— Begin —

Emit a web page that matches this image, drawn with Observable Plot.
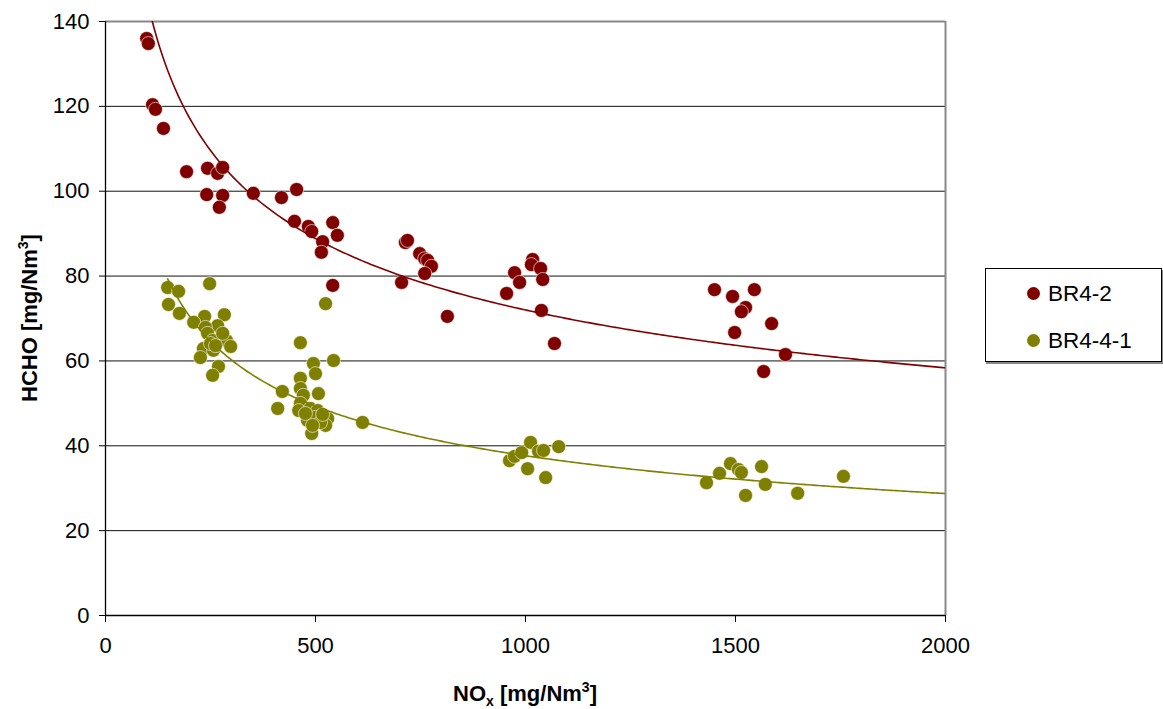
<!DOCTYPE html>
<html><head><meta charset="utf-8">
<script src="https://cdn.jsdelivr.net/npm/d3@7"></script>
<script src="https://cdn.jsdelivr.net/npm/@observablehq/plot@0.6"></script>
<style>
body{margin:0;background:#fff;font-family:"Liberation Sans",Arial,sans-serif;}
#wrap{position:relative;width:1163px;height:709px;overflow:hidden;}
#legend{position:absolute;left:985px;top:268px;width:177px;height:94px;border:1px solid #000;box-shadow:1px 2px 0 #888;background:#fff;box-sizing:border-box;}
.item{position:absolute;left:41px;height:26px;font-size:22.5px;line-height:26px;color:#000;white-space:nowrap;}
.sw{display:inline-block;width:13px;height:13px;border-radius:50%;margin-right:8px;vertical-align:middle;position:relative;top:-2px;}
</style></head>
<body><div id="wrap"><div id="legend"></div></div>
<script>
const seriesNames = ["BR4-2", "BR4-4-1"];
const seriesColors = ["#800000", "#808000"];
const xTicks = [0, 500, 1000, 1500, 2000];
const yTicks = [0, 20, 40, 60, 80, 100, 120, 140];

const br42X = [98,102,112,119,138,193,243,267,279,241,279,271,352,419,455,450,483,491,541,552,517,514,541,714,719,748,760,767,776,760,705,814,1017,1014,1036,974,986,1041,955,1038,1069,1450,1493,1545,1524,1514,1586,1498,1619,1567];
const br42Y = [136.0,134.8,120.4,119.3,114.8,104.6,105.4,104.2,105.6,99.2,99.0,96.2,99.5,98.5,100.4,92.9,91.7,90.5,92.6,89.6,88.1,85.6,77.8,87.9,88.4,85.3,84.1,83.7,82.3,80.6,78.5,70.5,83.9,82.7,81.8,80.8,78.5,79.2,75.9,71.9,64.1,76.8,75.2,76.8,72.6,71.6,68.8,66.7,61.5,57.5];

const br441X = [148,174,248,150,176,236,283,210,267,238,243,255,288,298,233,257,226,269,255,250,279,262,
  524,464,495,543,500,464,464,421,507,471,410,464,460,488,505,481,500,529,524,491,612,512,476,517,493,
  962,974,991,1012,1031,1043,1005,1048,1079,
  1488,1462,1431,1507,1514,1562,1571,1524,1648,1757];
const br441Y = [77.3,76.4,78.2,73.3,71.2,70.5,70.9,69.1,68.3,67.9,66.5,64.8,64.8,63.4,62.9,62.5,60.8,58.7,56.6,64.1,66.5,63.6,
  73.5,64.3,59.4,60.1,57.0,55.9,53.5,52.8,52.3,51.9,48.8,50.0,48.3,48.8,48.3,46.0,46.7,46.4,44.8,42.9,45.5,45.5,47.6,47.4,44.8,
  36.5,37.5,38.4,40.8,38.7,38.9,34.6,32.5,39.8,
  35.8,33.5,31.3,34.4,33.7,35.1,30.9,28.3,28.8,32.8];

// Power trendlines y = a·x^b, coefficients
const trendA = [584, 557];
const trendB = [-0.303, -0.390];
const trendStart = [98, 148];

function toRows(xs, ys, s){ return xs.map((x,i)=>({x, y: ys[i], s})); }
const points = [...toRows(br42X, br42Y, seriesNames[0]), ...toRows(br441X, br441Y, seriesNames[1])];

function trend(k){
  const a = trendA[k], b = trendB[k], s = seriesNames[k];
  const x0 = trendStart[k], x1 = xTicks[xTicks.length-1];
  return d3.range(0, 301).map(i => { const x = x0 + (x1-x0)*i/300; return {x, y: a*Math.pow(x, b), s}; });
}
const trends = [...trend(0), ...trend(1)];

const font = '"Liberation Sans", Arial, sans-serif';
const chart = Plot.plot({
  width: 1163, height: 709,
  marginLeft: 105, marginRight: 218, marginTop: 21, marginBottom: 94,
  style: {fontFamily: font, fontSize: "22px", color: "#000", background: "#fff"},
  x: {domain: [0, 2000], label: null},
  y: {domain: [0, 140], label: null},
  color: {domain: seriesNames, range: seriesColors},
  marks: [
    Plot.ruleY(yTicks.filter(v => v > 0 && v < 140), {stroke: "#111", strokeWidth: 1}),
    Plot.ruleY([140], {stroke: "#888", strokeWidth: 2}),
    Plot.ruleX([2000], {stroke: "#888", strokeWidth: 2}),
    Plot.ruleX([0], {stroke: "#000", strokeWidth: 1.3}),
    Plot.ruleY([0], {stroke: "#000", strokeWidth: 1.3}),
    Plot.axisX({ticks: xTicks, tickSize: 7, tickPadding: 15, fontSize: 22, tickFormat: d => String(d)}),
    Plot.axisY({ticks: yTicks, tickSize: 6, tickPadding: 10, fontSize: 22, tickFormat: d => String(d)}),
    Plot.dot(points, {x: "x", y: "y", fill: "s", r: 7, stroke: "#fff", strokeWidth: 0.6}),
    Plot.line(trends, {x: "x", y: "y", z: "s", stroke: "s", strokeWidth: 1.6, clip: true})
  ]
});
document.getElementById("wrap").prepend(chart);

const svg = d3.select(chart);
const yl = svg.append("text").attr("transform", "translate(37,318) rotate(-90)")
  .attr("text-anchor", "middle").attr("font-weight", "bold").attr("font-size", 22).attr("font-family", font).attr("fill", "#000");
yl.append("tspan").text("HCHO [mg/Nm");
yl.append("tspan").attr("font-size", 14).attr("dy", -9).text("3");
yl.append("tspan").attr("dy", 9).text("]");
const xl = svg.append("text").attr("x", 525).attr("y", 701)
  .attr("text-anchor", "middle").attr("font-weight", "bold").attr("font-size", 22).attr("font-family", font).attr("fill", "#000");
xl.append("tspan").text("NO");
xl.append("tspan").attr("font-size", 14).attr("dy", 5).text("x");
xl.append("tspan").attr("dy", -5).text(" [mg/Nm");
xl.append("tspan").attr("font-size", 14).attr("dy", -9).text("3");
xl.append("tspan").attr("dy", 9).text("]");

const legend = document.getElementById("legend");
seriesNames.forEach((n, i) => {
  const d = document.createElement("div");
  d.className = "item";
  d.style.top = (12 + i*47) + "px";
  d.innerHTML = `<span class="sw" style="background:${seriesColors[i]}"></span>${n}`;
  legend.appendChild(d);
});
</script>
</body></html>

— End —

EXERCISE TASK:
Pictures excluded, repeat exactly the lines from the top of the material through the line with "const yTicks = [0, 20, 40, 60, 80, 100, 120, 140];", including both of those lines.

RESPONSE TO THE TASK:
Emit a web page that matches this image, drawn with Observable Plot.
<!DOCTYPE html>
<html><head><meta charset="utf-8">
<script src="https://cdn.jsdelivr.net/npm/d3@7"></script>
<script src="https://cdn.jsdelivr.net/npm/@observablehq/plot@0.6"></script>
<style>
body{margin:0;background:#fff;font-family:"Liberation Sans",Arial,sans-serif;}
#wrap{position:relative;width:1163px;height:709px;overflow:hidden;}
#legend{position:absolute;left:985px;top:268px;width:177px;height:94px;border:1px solid #000;box-shadow:1px 2px 0 #888;background:#fff;box-sizing:border-box;}
.item{position:absolute;left:41px;height:26px;font-size:22.5px;line-height:26px;color:#000;white-space:nowrap;}
.sw{display:inline-block;width:13px;height:13px;border-radius:50%;margin-right:8px;vertical-align:middle;position:relative;top:-2px;}
</style></head>
<body><div id="wrap"><div id="legend"></div></div>
<script>
const seriesNames = ["BR4-2", "BR4-4-1"];
const seriesColors = ["#800000", "#808000"];
const xTicks = [0, 500, 1000, 1500, 2000];
const yTicks = [0, 20, 40, 60, 80, 100, 120, 140];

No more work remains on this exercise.